- [WHAT YOU ARE ASKED TO DO]:
Retype, word for word, the lines between the ones holding "Rebuild this chart" and "const mono = 'DejaVu", inclusive; pictures stay out of the copy.

- [Plotting code records]:
┌────────

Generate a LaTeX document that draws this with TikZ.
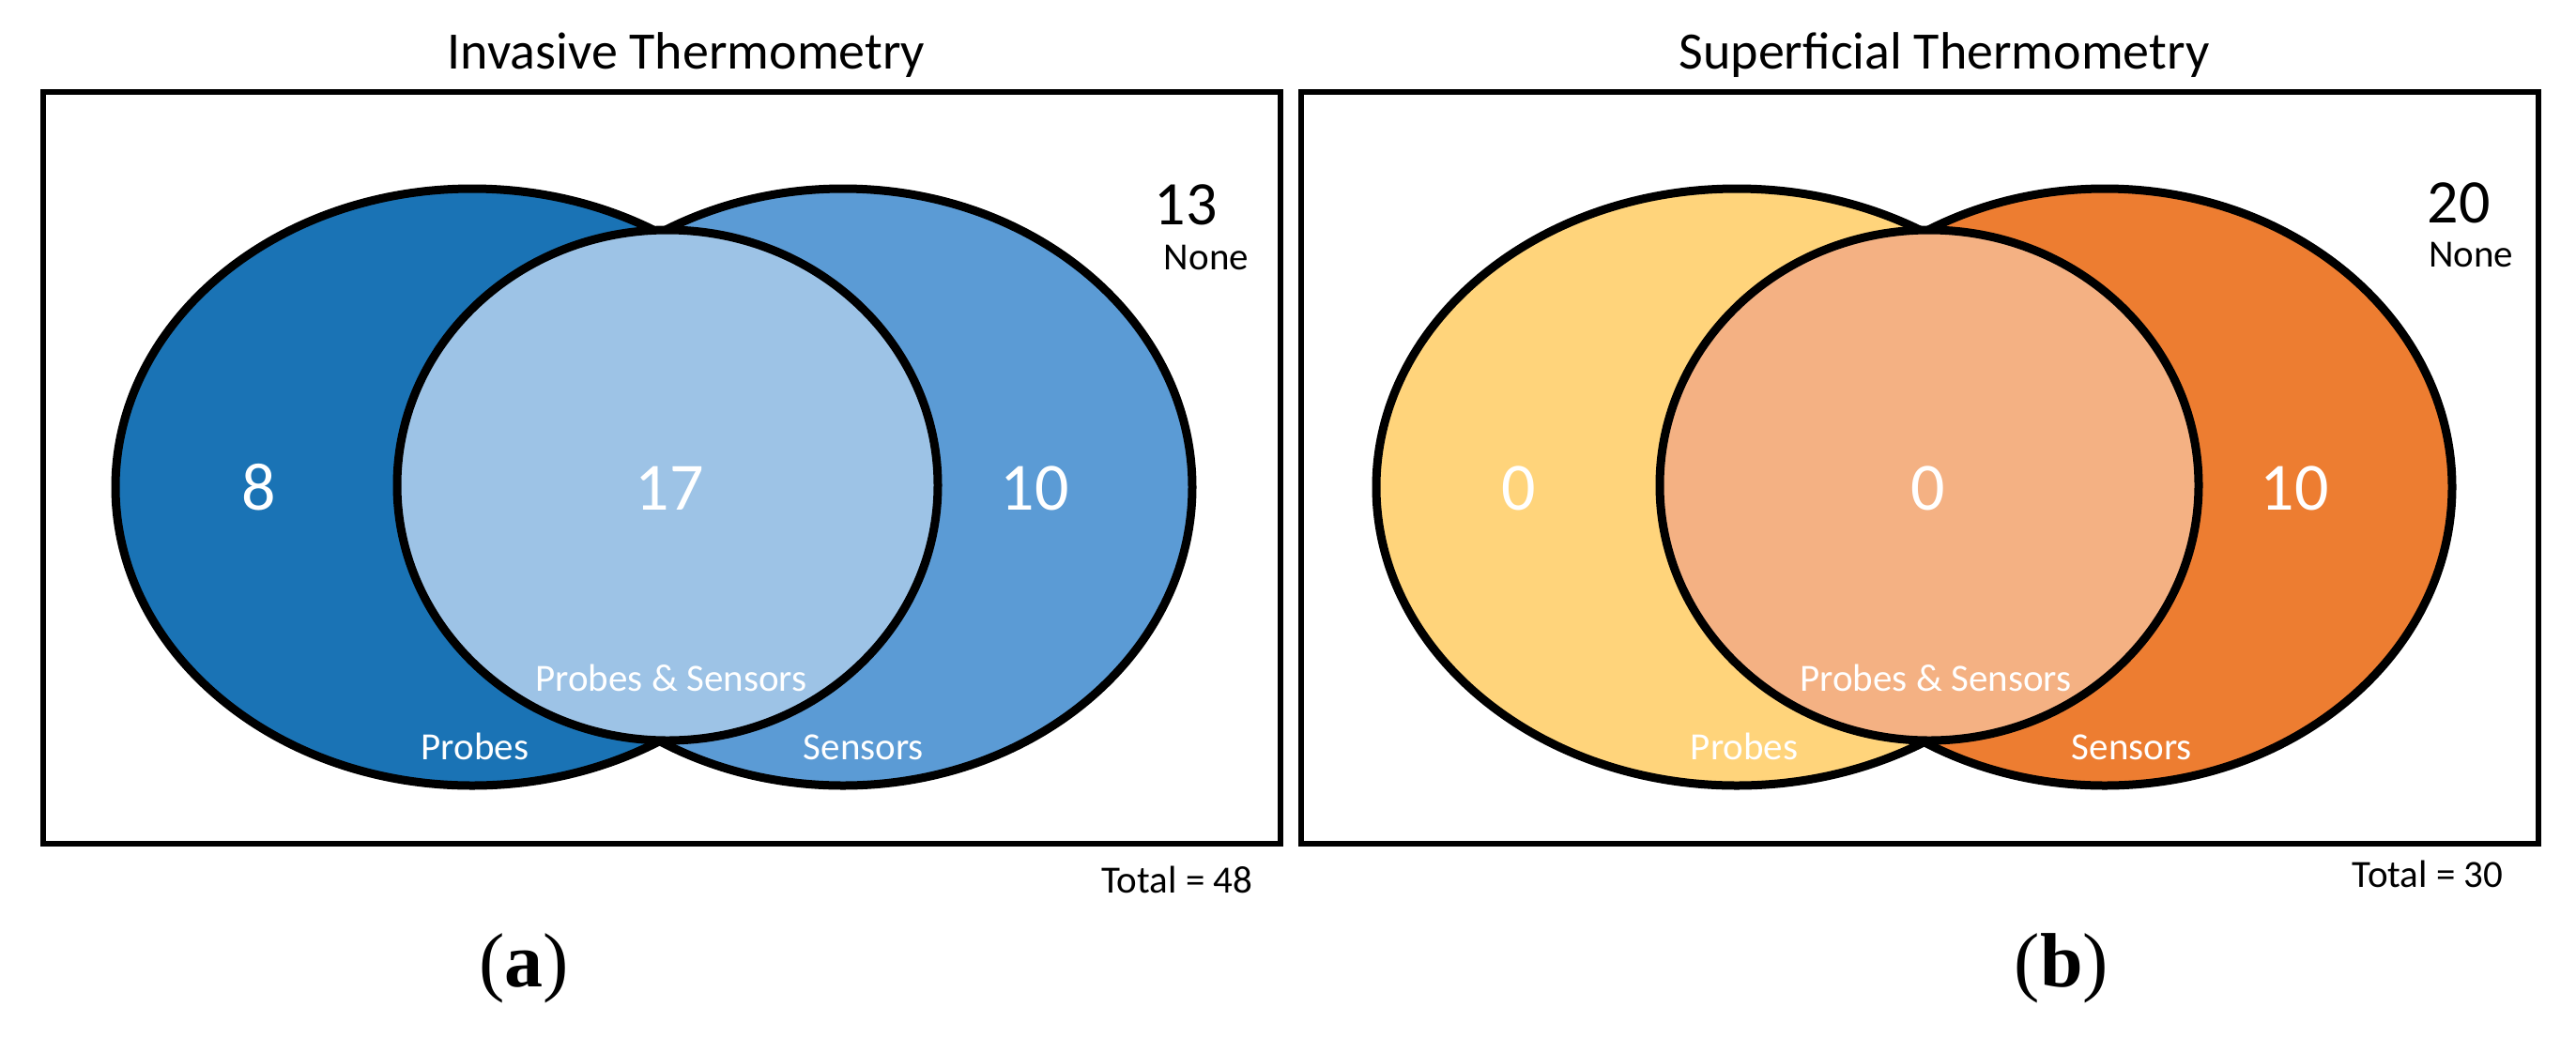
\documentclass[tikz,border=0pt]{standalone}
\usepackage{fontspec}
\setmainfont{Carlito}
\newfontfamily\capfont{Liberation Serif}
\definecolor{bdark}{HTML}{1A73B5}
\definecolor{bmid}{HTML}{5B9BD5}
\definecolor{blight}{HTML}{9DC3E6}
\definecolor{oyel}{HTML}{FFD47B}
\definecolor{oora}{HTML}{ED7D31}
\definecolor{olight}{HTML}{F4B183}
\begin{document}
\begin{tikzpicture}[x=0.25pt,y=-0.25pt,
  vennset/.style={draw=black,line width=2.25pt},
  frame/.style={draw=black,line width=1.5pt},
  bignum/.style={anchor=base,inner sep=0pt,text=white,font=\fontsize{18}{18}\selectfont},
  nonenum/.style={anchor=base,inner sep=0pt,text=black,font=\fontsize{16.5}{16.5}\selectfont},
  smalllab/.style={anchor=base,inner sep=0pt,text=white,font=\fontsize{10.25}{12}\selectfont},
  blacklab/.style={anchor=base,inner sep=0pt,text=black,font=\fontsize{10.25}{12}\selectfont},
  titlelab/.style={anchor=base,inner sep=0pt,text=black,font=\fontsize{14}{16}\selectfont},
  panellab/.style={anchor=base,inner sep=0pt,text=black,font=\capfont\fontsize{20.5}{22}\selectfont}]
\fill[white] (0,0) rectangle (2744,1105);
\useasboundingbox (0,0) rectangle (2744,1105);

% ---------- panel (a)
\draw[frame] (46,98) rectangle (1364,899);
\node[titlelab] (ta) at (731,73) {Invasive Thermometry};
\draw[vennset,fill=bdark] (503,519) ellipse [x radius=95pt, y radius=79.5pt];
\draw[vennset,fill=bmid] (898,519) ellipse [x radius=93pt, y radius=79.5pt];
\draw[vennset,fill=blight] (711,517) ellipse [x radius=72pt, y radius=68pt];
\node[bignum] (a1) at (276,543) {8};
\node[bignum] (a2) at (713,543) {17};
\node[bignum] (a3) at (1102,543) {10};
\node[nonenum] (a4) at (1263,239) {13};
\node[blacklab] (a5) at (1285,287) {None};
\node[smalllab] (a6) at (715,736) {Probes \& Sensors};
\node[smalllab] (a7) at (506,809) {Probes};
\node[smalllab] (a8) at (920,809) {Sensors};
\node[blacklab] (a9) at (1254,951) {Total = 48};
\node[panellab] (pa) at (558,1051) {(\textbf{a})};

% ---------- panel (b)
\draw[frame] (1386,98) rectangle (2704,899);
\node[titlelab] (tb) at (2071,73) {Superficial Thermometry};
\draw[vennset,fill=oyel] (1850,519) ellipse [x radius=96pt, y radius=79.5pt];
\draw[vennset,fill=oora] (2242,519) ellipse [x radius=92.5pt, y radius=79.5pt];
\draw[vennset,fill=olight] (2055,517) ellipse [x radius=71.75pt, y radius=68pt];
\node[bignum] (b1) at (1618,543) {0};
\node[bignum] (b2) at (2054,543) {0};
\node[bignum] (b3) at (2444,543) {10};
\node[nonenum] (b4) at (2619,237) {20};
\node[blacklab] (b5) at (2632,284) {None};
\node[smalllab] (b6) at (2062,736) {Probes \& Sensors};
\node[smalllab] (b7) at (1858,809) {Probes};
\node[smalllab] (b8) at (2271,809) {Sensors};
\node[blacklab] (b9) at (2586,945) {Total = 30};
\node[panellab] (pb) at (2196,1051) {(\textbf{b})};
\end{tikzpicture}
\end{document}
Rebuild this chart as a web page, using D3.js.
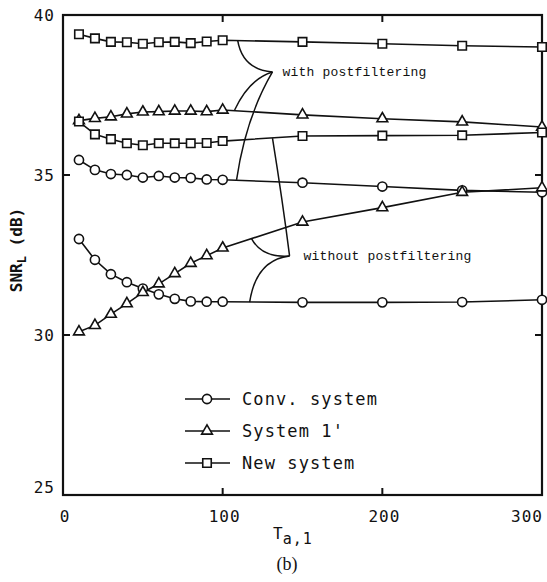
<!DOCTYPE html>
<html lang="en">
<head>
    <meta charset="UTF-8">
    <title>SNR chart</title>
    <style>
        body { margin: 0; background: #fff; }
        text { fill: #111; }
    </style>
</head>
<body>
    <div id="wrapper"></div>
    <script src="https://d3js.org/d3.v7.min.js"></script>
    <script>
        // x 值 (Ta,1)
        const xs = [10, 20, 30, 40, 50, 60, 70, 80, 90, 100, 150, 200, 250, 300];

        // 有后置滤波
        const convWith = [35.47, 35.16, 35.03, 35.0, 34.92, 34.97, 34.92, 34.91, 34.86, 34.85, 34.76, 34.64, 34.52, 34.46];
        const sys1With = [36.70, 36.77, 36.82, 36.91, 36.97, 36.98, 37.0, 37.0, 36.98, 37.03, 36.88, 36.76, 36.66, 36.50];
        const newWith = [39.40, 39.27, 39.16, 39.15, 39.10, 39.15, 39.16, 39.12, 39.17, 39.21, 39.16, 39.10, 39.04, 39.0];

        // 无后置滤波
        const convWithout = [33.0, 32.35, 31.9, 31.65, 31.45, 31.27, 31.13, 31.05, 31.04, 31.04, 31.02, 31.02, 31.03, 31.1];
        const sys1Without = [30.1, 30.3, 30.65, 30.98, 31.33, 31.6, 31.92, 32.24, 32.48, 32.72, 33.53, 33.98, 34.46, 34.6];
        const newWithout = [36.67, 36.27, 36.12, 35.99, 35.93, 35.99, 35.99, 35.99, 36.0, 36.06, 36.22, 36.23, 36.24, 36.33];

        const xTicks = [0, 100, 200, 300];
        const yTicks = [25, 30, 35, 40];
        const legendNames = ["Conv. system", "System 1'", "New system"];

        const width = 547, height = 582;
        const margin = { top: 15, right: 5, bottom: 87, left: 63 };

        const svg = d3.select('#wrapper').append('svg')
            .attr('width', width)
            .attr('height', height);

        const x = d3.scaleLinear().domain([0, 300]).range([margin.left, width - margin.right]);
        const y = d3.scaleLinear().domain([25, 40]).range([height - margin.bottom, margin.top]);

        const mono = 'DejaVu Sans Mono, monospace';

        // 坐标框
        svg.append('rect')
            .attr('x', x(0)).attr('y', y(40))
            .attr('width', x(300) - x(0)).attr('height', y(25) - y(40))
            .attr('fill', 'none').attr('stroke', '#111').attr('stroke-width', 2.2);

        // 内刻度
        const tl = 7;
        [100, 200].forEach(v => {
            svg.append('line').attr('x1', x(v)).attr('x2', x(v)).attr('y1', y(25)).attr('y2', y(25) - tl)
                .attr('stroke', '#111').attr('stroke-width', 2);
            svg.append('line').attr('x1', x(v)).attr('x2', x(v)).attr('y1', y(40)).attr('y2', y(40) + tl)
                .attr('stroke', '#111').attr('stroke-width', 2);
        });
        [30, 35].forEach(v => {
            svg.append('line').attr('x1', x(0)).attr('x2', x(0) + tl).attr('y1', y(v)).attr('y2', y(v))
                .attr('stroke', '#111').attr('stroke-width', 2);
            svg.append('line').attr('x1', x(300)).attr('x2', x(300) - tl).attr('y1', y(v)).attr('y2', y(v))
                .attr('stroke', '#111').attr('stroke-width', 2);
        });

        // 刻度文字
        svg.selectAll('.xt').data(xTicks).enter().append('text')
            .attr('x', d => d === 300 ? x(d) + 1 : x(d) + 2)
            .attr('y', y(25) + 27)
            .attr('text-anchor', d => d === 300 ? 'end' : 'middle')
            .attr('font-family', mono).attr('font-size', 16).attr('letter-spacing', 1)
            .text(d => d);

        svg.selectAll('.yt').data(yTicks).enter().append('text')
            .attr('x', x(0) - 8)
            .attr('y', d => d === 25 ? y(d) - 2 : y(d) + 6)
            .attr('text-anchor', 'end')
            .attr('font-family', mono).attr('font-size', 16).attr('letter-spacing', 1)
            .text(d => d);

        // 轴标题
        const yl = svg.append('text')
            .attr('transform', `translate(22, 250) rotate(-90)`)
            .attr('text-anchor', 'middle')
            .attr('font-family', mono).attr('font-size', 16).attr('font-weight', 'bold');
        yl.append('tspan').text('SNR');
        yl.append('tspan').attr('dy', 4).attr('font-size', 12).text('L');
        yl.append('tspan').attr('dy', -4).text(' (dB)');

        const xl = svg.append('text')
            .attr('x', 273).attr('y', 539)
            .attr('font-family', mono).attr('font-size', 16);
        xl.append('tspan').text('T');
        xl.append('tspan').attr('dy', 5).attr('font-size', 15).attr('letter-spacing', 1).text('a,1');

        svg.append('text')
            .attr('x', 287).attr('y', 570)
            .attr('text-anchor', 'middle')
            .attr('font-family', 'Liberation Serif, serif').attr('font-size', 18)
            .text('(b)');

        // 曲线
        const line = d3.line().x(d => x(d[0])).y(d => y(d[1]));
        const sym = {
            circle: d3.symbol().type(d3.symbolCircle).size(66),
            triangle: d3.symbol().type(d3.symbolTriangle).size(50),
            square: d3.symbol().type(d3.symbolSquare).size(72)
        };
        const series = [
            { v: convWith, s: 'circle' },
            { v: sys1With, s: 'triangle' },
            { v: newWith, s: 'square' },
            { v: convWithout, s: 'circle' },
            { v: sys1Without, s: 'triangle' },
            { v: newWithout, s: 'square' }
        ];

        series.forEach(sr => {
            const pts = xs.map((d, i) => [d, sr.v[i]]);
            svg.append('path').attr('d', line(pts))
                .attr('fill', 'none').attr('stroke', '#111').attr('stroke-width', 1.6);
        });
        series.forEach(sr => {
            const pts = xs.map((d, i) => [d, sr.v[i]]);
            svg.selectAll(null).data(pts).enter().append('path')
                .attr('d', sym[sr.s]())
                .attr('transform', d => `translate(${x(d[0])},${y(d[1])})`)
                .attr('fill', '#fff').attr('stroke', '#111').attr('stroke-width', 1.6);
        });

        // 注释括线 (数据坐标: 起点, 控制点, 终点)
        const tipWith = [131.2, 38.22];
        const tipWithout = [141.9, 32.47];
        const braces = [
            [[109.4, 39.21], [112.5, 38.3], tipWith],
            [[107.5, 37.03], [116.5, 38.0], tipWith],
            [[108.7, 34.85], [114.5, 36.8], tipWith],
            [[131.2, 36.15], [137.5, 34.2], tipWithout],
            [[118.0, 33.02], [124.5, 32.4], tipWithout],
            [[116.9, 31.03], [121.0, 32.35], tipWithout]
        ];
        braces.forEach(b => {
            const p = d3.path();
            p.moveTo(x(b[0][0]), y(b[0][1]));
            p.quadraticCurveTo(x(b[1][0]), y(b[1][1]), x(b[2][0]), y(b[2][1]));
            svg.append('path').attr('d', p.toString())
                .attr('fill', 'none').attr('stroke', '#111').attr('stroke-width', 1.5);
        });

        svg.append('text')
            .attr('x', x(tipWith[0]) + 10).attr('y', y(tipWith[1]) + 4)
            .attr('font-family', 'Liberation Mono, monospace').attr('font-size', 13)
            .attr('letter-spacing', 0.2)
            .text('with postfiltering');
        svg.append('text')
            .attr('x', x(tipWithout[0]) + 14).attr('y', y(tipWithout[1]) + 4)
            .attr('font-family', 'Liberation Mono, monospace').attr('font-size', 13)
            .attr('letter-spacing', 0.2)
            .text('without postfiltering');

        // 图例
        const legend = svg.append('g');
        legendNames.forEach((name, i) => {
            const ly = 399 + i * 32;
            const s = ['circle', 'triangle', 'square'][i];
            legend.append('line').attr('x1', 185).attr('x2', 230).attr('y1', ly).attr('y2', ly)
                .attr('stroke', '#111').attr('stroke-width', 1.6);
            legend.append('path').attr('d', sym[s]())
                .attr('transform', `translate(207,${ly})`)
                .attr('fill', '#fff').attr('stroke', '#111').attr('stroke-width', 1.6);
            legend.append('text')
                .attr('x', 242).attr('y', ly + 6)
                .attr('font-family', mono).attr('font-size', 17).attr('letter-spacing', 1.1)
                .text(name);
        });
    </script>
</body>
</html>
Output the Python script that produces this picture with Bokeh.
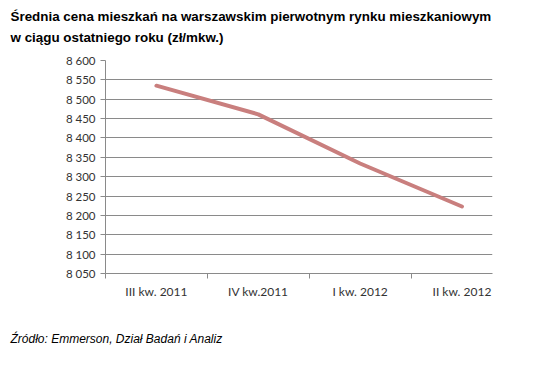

└────────

- [EXERCISE ANSWER]:
Rebuild this chart as a web page, using D3.js.
<!DOCTYPE html>
<html lang="en">
<head>
    <meta charset="UTF-8">
    <title>SNR chart</title>
    <style>
        body { margin: 0; background: #fff; }
        text { fill: #111; }
    </style>
</head>
<body>
    <div id="wrapper"></div>
    <script src="https://d3js.org/d3.v7.min.js"></script>
    <script>
        // x 值 (Ta,1)
        const xs = [10, 20, 30, 40, 50, 60, 70, 80, 90, 100, 150, 200, 250, 300];

        // 有后置滤波
        const convWith = [35.47, 35.16, 35.03, 35.0, 34.92, 34.97, 34.92, 34.91, 34.86, 34.85, 34.76, 34.64, 34.52, 34.46];
        const sys1With = [36.70, 36.77, 36.82, 36.91, 36.97, 36.98, 37.0, 37.0, 36.98, 37.03, 36.88, 36.76, 36.66, 36.50];
        const newWith = [39.40, 39.27, 39.16, 39.15, 39.10, 39.15, 39.16, 39.12, 39.17, 39.21, 39.16, 39.10, 39.04, 39.0];

        // 无后置滤波
        const convWithout = [33.0, 32.35, 31.9, 31.65, 31.45, 31.27, 31.13, 31.05, 31.04, 31.04, 31.02, 31.02, 31.03, 31.1];
        const sys1Without = [30.1, 30.3, 30.65, 30.98, 31.33, 31.6, 31.92, 32.24, 32.48, 32.72, 33.53, 33.98, 34.46, 34.6];
        const newWithout = [36.67, 36.27, 36.12, 35.99, 35.93, 35.99, 35.99, 35.99, 36.0, 36.06, 36.22, 36.23, 36.24, 36.33];

        const xTicks = [0, 100, 200, 300];
        const yTicks = [25, 30, 35, 40];
        const legendNames = ["Conv. system", "System 1'", "New system"];

        const width = 547, height = 582;
        const margin = { top: 15, right: 5, bottom: 87, left: 63 };

        const svg = d3.select('#wrapper').append('svg')
            .attr('width', width)
            .attr('height', height);

        const x = d3.scaleLinear().domain([0, 300]).range([margin.left, width - margin.right]);
        const y = d3.scaleLinear().domain([25, 40]).range([height - margin.bottom, margin.top]);

        const mono = 'DejaVu Sans Mono, monospace';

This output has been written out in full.